The company's mission is to enable the use of advanced molecular analysis techniques on challenging biological samples, and to enhance the recovery of critical genetic and genomic data for basic science and personalized medicine.
Lucian Orbai, Ph.D., J.D.
Co-Founder and CEO
Lucian trained as a nucleic acid chemist (Ph.D., Stanford University) and an attorney. He has worked as an attorney specializing in intellectual property issues for both private and public biotechnology and life science companies.
Eric Kool, Ph.D.
Co-Founder and Director
Eric Kool is a Professor in the Chemistry Department at Stanford University. He has published over 250 scientific papers and has developed numerous patented technologies based on modified DNA and RNA. His research lab focuses on the chemical biology of nucleic acids.
Cell Data Sciences to attend AACR 2017 in Washington, DC
Meet Cell Data Sciences at Booth #3046 and get a free t-shirt! Stop by and learn more about the RNAstorm and DNAstorm kits, the best choice for isolating RNA and DNA from challenging FFPE samples.
Cell Data Sciences launches RNAstorm™, the ideal solution for obtaining FFPE sample data.
Fremont, CA, October 14, 2016 – Cell Data Sciences, a leading start-up company focused on improving access to genetic and genomic data from challenging biological samples, today announced the launch of its RNAstorm™ kit for extraction of RNA from formalin-fixed (FFPE) tissue samples.
The kit was developed to provide exceptional nucleic acid quality for a variety of applications, including RNA-Seq, Nanostring nCounter®, and RT-PCR, and relies on proprietary chemistry which allows isolation of nucleic acid under mild conditions.
“Our aim was to improve the most significant quality metrics for RNA isolation: overall yield, integrity, and amplifiability”, explained Lucian Orbai, the company’s Chief Executive Officer. “The RNAstorm kit avoids the use of damaging conditions and chemicals. Using our kit, users of FFPE samples can confidently extract RNA even from poor quality samples.”
GenomeWeb profiles Cell Data Sciences technology
“NEW YORK (GenomeWeb) – Startup firm Cell Data Sciences has won a grant from the National Institutes of Health to develop a method to enhance retrieval of nucleic acids from formalin-fixed, paraffin-embedded tissues. The new funding, worth $180,000 over the next six months, was awarded last week by the NIH’s National Cancer Institute as part of a call for translational and clinical investigations that encompass cancer prevention, diagnosis, and treatment.”
Cell Data Sciences secures NIH/NCI Phase I SBIR Grant
The company was awarded a Phase I Small Business Innovative Research (SBIR) grant by the National Institutes of Health (NIH) and National Cancer Institute (NCI) for improving the recovery of biomolecular information from formalin-fixed tissue specimens. The grant, in the amount of $180,000, will fund work conducted at Cell Data Sciences as well as a collaboration with the Stanford Medical School.

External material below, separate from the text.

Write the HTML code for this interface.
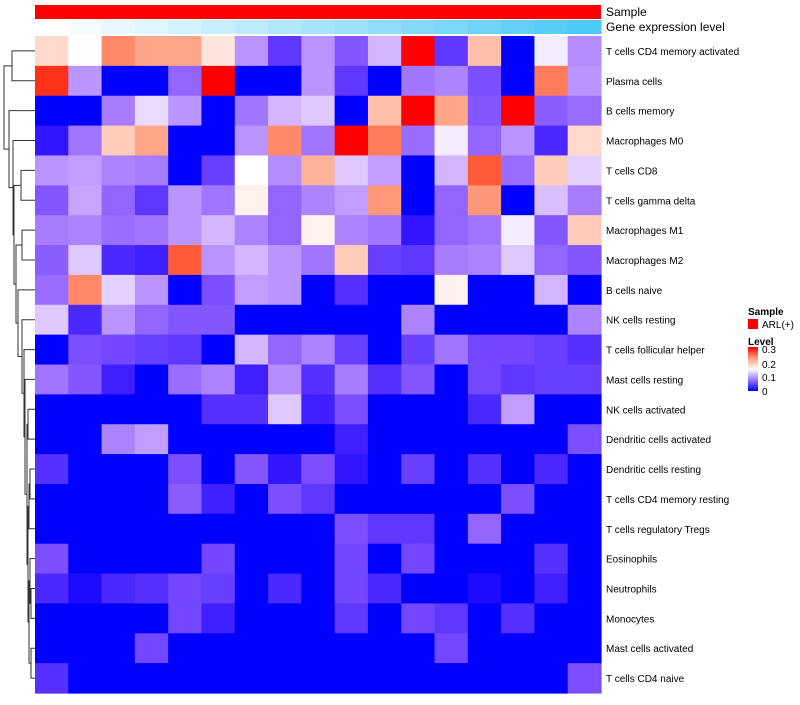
<!DOCTYPE html>
<html><head><meta charset="utf-8"><style>
body{margin:0;background:#fff;font-family:"Liberation Sans",sans-serif;}
svg text{font-family:"Liberation Sans",sans-serif;}
</style></head><body>
<svg id="chart" width="800" height="700" xmlns="http://www.w3.org/2000/svg">
<defs><linearGradient id="lg" x1="0" y1="1" x2="0" y2="0"><stop offset="0" stop-color="#0000ff"/><stop offset="0.25" stop-color="#9a78f8"/><stop offset="0.5" stop-color="#ffffff"/><stop offset="0.75" stop-color="#ff9a80"/><stop offset="1" stop-color="#ff0000"/></linearGradient></defs>
<g id="cells"></g>
<g id="anno"></g>
<g id="labels"></g>
<g id="dendro" stroke="#333" stroke-width="1" fill="none"></g>
<text x="606" y="16" font-size="12">Sample</text>
<text x="606" y="31" font-size="12">Gene expression level</text>
<g>
<text x="748" y="315" font-size="10" font-weight="bold">Sample</text>
<rect x="748" y="319" width="10" height="10" fill="#ff0000"/>
<text x="762" y="328" font-size="10">ARL(+)</text>
<text x="748" y="345" font-size="10" font-weight="bold">Level</text>
<rect x="748" y="347" width="10" height="44" fill="url(#lg)"/>
<text x="762" y="353" font-size="10">0.3</text>
<text x="762" y="368" font-size="10">0.2</text>
<text x="762" y="381" font-size="10">0.1</text>
<text x="762" y="395" font-size="10">0</text>
</g>
</svg>
<script>
const rowNames=["T cells CD4 memory activated","Plasma cells","B cells memory","Macrophages M0","T cells CD8","T cells gamma delta","Macrophages M1","Macrophages M2","B cells naive","NK cells resting","T cells follicular helper","Mast cells resting","NK cells activated","Dendritic cells activated","Dendritic cells resting","T cells CD4 memory resting","T cells regulatory  Tregs","Eosinophils","Neutrophils","Monocytes","Mast cells activated","T cells CD4 naive"];
const r1=[0.18,0.15,0.24,0.22,0.22,0.17,0.09,0.03,0.09,0.05,0.11,0.3,0.03,0.2,0,0.14,0.085];
const r2=[0.29,0.09,0,0,0.06,0.3,0,0,0.09,0.03,0,0.07,0.08,0.045,0,0.25,0.09];
const r3=[0,0,0.075,0.13,0.09,0,0.07,0.11,0.12,0,0.2,0.3,0.22,0.05,0.3,0.055,0.065];
const r4=[0.01,0.07,0.19,0.22,0,0,0.09,0.24,0.07,0.3,0.25,0.065,0.14,0.06,0.09,0.02,0.18];
const r5=[0.09,0.095,0.08,0.075,0,0.035,0.15,0.085,0.21,0.12,0.095,0,0.11,0.27,0.065,0.19,0.125];
const r6=[0.05,0.1,0.06,0.03,0.09,0.07,0.16,0.06,0.08,0.095,0.23,0,0.06,0.23,0,0.115,0.075];
const r7=[0.075,0.08,0.065,0.07,0.09,0.11,0.08,0.06,0.16,0.08,0.07,0.01,0.06,0.07,0.14,0.05,0.19];
const r8=[0.055,0.12,0.02,0.015,0.27,0.09,0.11,0.09,0.07,0.19,0.035,0.03,0.075,0.08,0.12,0.06,0.05];
const r9=[0.065,0.24,0.125,0.09,0,0.045,0.095,0.09,0,0.025,0,0,0.16,0,0,0.11,0];
const r10=[0.12,0.02,0.09,0.06,0.05,0.05,0,0,0,0,0,0.08,0,0,0,0,0.08];
const r11=[0,0.045,0.04,0.035,0.03,0,0.11,0.06,0.08,0.035,0,0.035,0.07,0.04,0.04,0.035,0.025];
const r12=[0.07,0.05,0.015,0,0.065,0.08,0.015,0.085,0.025,0.075,0.025,0.05,0,0.04,0.03,0.035,0.035];
const r13=[0,0,0,0,0,0.025,0.025,0.12,0.015,0.045,0,0,0,0.02,0.095,0,0];
const r14=[0,0,0.08,0.095,0,0,0,0,0,0.015,0,0,0,0,0,0,0.045];
const r15=[0.025,0,0,0,0.045,0,0.05,0.01,0.045,0.01,0,0.035,0,0.025,0,0.02,0];
const r16=[0,0,0,0,0.055,0.015,0,0.045,0.03,0,0,0,0,0,0.045,0,0];
const r17=[0,0,0,0,0,0,0,0,0,0.045,0.03,0.03,0,0.06,0,0,0];
const r18=[0.045,0,0,0,0,0.04,0,0,0,0.04,0,0.04,0,0,0,0.025,0];
const r19=[0.02,0.005,0.02,0.025,0.04,0.035,0,0.02,0,0.04,0.02,0,0,0.005,0,0.015,0];
const r20=[0,0,0,0,0.04,0.015,0,0,0,0.03,0,0.04,0.03,0,0.025,0,0];
const r21=[0,0,0,0.04,0,0,0,0,0,0,0,0,0.04,0,0,0,0];
const r22=[0.025,0,0,0,0,0,0,0,0,0,0,0,0,0,0,0,0.045];
const values=[r1,r2,r3,r4,r5,r6,r7,r8,r9,r10,r11,r12,r13,r14,r15,r16,r17,r18,r19,r20,r21,r22];
const geneLevel=[0,1,2,3,4,5,6,7,8,9,10,11,12,13,14,15,16];

const X0=35,X1=601,Y0=36,Y1=693,NC=17,NR=rowNames.length;
const cw=(X1-X0)/NC, rh=(Y1-Y0)/NR;
const xS=i=>X0+i*cw, yS=j=>Y0+j*rh;
function toLab(c){let [r,g,b]=c.map(v=>{v/=255;return v>0.04045?Math.pow((v+0.055)/1.055,2.4):v/12.92});
let x=(r*0.4124+g*0.3576+b*0.1805)/0.95047,y=r*0.2126+g*0.7152+b*0.0722,z=(r*0.0193+g*0.1192+b*0.9505)/1.08883;
const f=t=>t>0.008856?Math.cbrt(t):7.787*t+16/116;x=f(x);y=f(y);z=f(z);return [116*y-16,500*(x-y),200*(y-z)];}
function fromLab(l){let y=(l[0]+16)/116,x=l[1]/500+y,z=y-l[2]/200;const fi=t=>t*t*t>0.008856?t*t*t:(t-16/116)/7.787;
x=fi(x)*0.95047;y=fi(y);z=fi(z)*1.08883;
let r=x*3.2406+y*-1.5372+z*-0.4986,g=x*-0.9689+y*1.8758+z*0.0415,b=x*0.0557+y*-0.2040+z*1.0570;
return [r,g,b].map(v=>{v=v>0.0031308?1.055*Math.pow(v,1/2.4)-0.055:12.92*v;return Math.round(Math.max(0,Math.min(1,v))*255)});}
const LB=toLab([0,0,255]),LW=toLab([255,255,255]),LR=toLab([255,0,0]);
function col(v){let t=Math.max(0,Math.min(0.3,v))/0.3,a,b,u;if(t<0.5){a=LB;b=LW;u=Math.pow(t*2,1.2)}else{a=LW;b=LR;u=(t-0.5)*2}
const c=fromLab(a.map((q,i)=>q+(b[i]-q)*u));return `rgb(${c[0]},${c[1]},${c[2]})`;}
const NS="http://www.w3.org/2000/svg";
const cells=document.getElementById('cells');
values.forEach((row,j)=>row.forEach((v,i)=>{
 const r=document.createElementNS(NS,'rect');
 r.setAttribute('x',xS(i));r.setAttribute('y',yS(j));r.setAttribute('width',cw+0.6);r.setAttribute('height',rh+0.6);
 r.setAttribute('fill',col(v));
 
 
 cells.appendChild(r);
}));
const anno=document.getElementById('anno');
const s=document.createElementNS(NS,'rect');
s.setAttribute('x',X0);s.setAttribute('y',5);s.setAttribute('width',X1-X0);s.setAttribute('height',14);s.setAttribute('fill','#ff0000');


anno.appendChild(s);
const maxG=Math.max(...geneLevel);
geneLevel.forEach((g,i)=>{
 const t=g/maxG;const r=Math.round(255+(76-255)*t),gg=Math.round(255+(201-255)*t),b=Math.round(255+(245-255)*t);
 const e=document.createElementNS(NS,'rect');
 e.setAttribute('x',xS(i));e.setAttribute('y',20);e.setAttribute('width',cw+0.6);e.setAttribute('height',14);
 e.setAttribute('fill',`rgb(${r},${gg},${b})`);
 
 
 anno.appendChild(e);
});
const labels=document.getElementById('labels');
rowNames.forEach((n,j)=>{
 const t=document.createElementNS(NS,'text');
 t.setAttribute('x',606);t.setAttribute('y',yS(j)+rh/2+4);t.setAttribute('font-size','10');t.textContent=n;
 
 
 labels.appendChild(t);
});
const cy=j=>yS(j)+rh/2;
const dend=document.getElementById('dendro');
function node(a,b,x){return {y:(a.y+b.y)/2,x:x,a:a,b:b};}
function leaf(j){return {y:cy(j),x:35,leaf:true};}
const L=[...Array(NR).keys()].map(leaf);
const c12=node(L[0],L[1],12);
const c56=node(L[4],L[5],21);
const c78=node(L[6],L[7],22);
const c1314=node(L[12],L[13],28),c1516=node(L[14],L[15],30),c1920=node(L[18],L[19],31),c2122=node(L[20],L[21],31);
const cA=node(c1516,L[16],29),cB=node(L[17],c1920,30),cC=node(cB,c2122,29);
const cD=node(cA,cC,28),cE=node(c1314,cD,27),cF=node(L[11],cE,25),cG=node(L[10],cF,24);
const cH=node(L[9],cG,22),cI=node(L[8],cH,18),cJ=node(c78,cI,16);
const cK=node(c56,cJ,14),cL=node(L[3],cK,13),cM=node(L[2],cL,9),root=node(c12,cM,4);
function draw(n){if(n.leaf)return;
 const p=document.createElementNS(NS,'path');
 p.setAttribute('d',`M${n.a.x},${n.a.y}H${n.x}V${n.b.y}H${n.b.x}`);
 
 
 dend.appendChild(p);draw(n.a);draw(n.b);}
draw(root);
</script>
</body></html>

In particular, the work will focus on stored tumor specimens taken from cancer surgeries and biopsies. By rescuing RNAs and DNAs from this damaging preservative, the work will greatly enhance physicians’ ability to genetically analyze the RNA and DNA in the specimens for molecular characterization of the disease, and will address a long-existing problem standing in the way of molecular medicine for diagnosis and treatment of many types of cancers.
Catalyst-mediated formalin removal technology published in Nature Chemistry
Karmakar et al., Nature Chemistry 7, 752–758 (2015) doi:10.1038/nchem.2307
Abstract: Formaldehyde is universally used to fix tissue specimens, where it forms hemiaminal and aminal adducts with biomolecules, hindering the ability to retrieve molecular information. Common methods for removing these adducts involve extended heating, which can cause extensive degradation of nucleic acids, particularly RNA. Here, we show that water-soluble bifunctional catalysts (anthranilates and phosphanilates) speed the reversal of formaldehyde adducts of mononucleotides over standard buffers. Studies with formaldehyde-treated RNA oligonucleotides show that the catalysts enhance adduct removal, restoring unmodified RNA at 37 °C even when extensively modified, while avoiding the high temperatures that promote RNA degradation. Experiments with formalin-fixed, paraffin-embedded cell samples show that the catalysis is compatible with common RNA extraction protocols, with detectable RNA yields increased by 1.5–2.4-fold using a catalyst under optimized conditions and by 7–25-fold compared with a commercial kit. Such catalytic strategies show promise for general use in reversing formaldehyde adducts in clinical specimens.